Actress Mira Wilder said her neighbor at the time was line producer Alessa Carlino, who brought Andy to Wilder’s improv class. The shoot, she remembered, was in Ojai, in a big dining room area of a mansion-sized house. She worked about one day on the picture, with no script to go on, just “in-the-moment shooting. We’re serving [food] in the kitchen and we have to act as if everything is swaying and moving.” Neither she nor Heaster ever saw the completed version, nor heard anything more about it.

Composer Mike Garson, who has performed with David Bowie and Smashing Pumpkins, among many other acts, was hired to score both “The Big One” and the later reshoots.

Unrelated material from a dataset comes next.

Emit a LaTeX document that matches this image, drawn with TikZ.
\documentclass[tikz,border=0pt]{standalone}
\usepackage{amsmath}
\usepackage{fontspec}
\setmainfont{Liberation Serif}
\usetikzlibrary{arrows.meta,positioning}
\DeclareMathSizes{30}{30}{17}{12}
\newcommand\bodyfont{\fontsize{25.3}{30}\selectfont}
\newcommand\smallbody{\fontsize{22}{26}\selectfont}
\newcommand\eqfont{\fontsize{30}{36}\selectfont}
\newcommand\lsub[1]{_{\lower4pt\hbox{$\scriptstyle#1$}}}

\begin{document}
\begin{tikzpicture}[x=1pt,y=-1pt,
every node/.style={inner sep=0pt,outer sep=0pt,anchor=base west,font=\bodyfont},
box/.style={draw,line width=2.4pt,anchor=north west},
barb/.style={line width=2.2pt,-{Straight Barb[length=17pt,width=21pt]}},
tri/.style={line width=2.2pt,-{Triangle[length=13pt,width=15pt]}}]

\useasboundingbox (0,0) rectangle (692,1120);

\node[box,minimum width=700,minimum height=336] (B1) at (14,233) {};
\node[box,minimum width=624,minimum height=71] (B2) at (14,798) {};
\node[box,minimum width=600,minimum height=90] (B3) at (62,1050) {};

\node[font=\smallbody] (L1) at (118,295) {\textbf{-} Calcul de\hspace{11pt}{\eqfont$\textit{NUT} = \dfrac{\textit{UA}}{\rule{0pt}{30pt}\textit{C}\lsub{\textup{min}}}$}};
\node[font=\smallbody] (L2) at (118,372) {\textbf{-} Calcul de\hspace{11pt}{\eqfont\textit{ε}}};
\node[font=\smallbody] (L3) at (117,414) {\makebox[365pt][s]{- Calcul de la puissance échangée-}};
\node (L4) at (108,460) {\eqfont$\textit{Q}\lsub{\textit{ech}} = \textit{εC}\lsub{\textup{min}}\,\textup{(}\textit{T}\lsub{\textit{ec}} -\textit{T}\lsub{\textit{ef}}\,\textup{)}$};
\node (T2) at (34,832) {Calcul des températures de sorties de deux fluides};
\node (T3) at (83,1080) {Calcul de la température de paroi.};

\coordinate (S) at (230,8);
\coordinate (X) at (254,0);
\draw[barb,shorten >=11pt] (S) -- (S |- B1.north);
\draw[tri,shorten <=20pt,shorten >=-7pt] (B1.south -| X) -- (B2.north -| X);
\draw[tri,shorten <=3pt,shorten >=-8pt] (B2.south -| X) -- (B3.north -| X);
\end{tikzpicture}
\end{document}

“I think it opened in the Village and it was a very fast run,” he recalled. “Andy was in shock he didn’t do everything [right] the first time, so he thought maybe he could do it better, maybe the music could be better. I remember making it sound like those “Pink Panther” movies, where they’re sneaking around. I’m playing panflutes and bass parts and stuff. You get very nonjudgmental if you’re sitting with a film every day and you’re writing to it. Even if it’s horrible, you’ll find something horrible to play. Or comical.”

Like many others interviewed, Garson said he wanted Yates to find some success, “at least get it out on VHS or DVD.”

To my knowledge, no further attempt has been made to release the film. It’s been established that the film is far from great, but I believe its stellar cast of character actors, as well as its potential for cult appeal, warrants a small DVD release. As I wrote earlier, I’m not the only one (though I may be one of the only ones) who wondered what happened to it.

Meanwhile, let us hope that the third entry in the “New York Times Slights” series is a sunnier affair!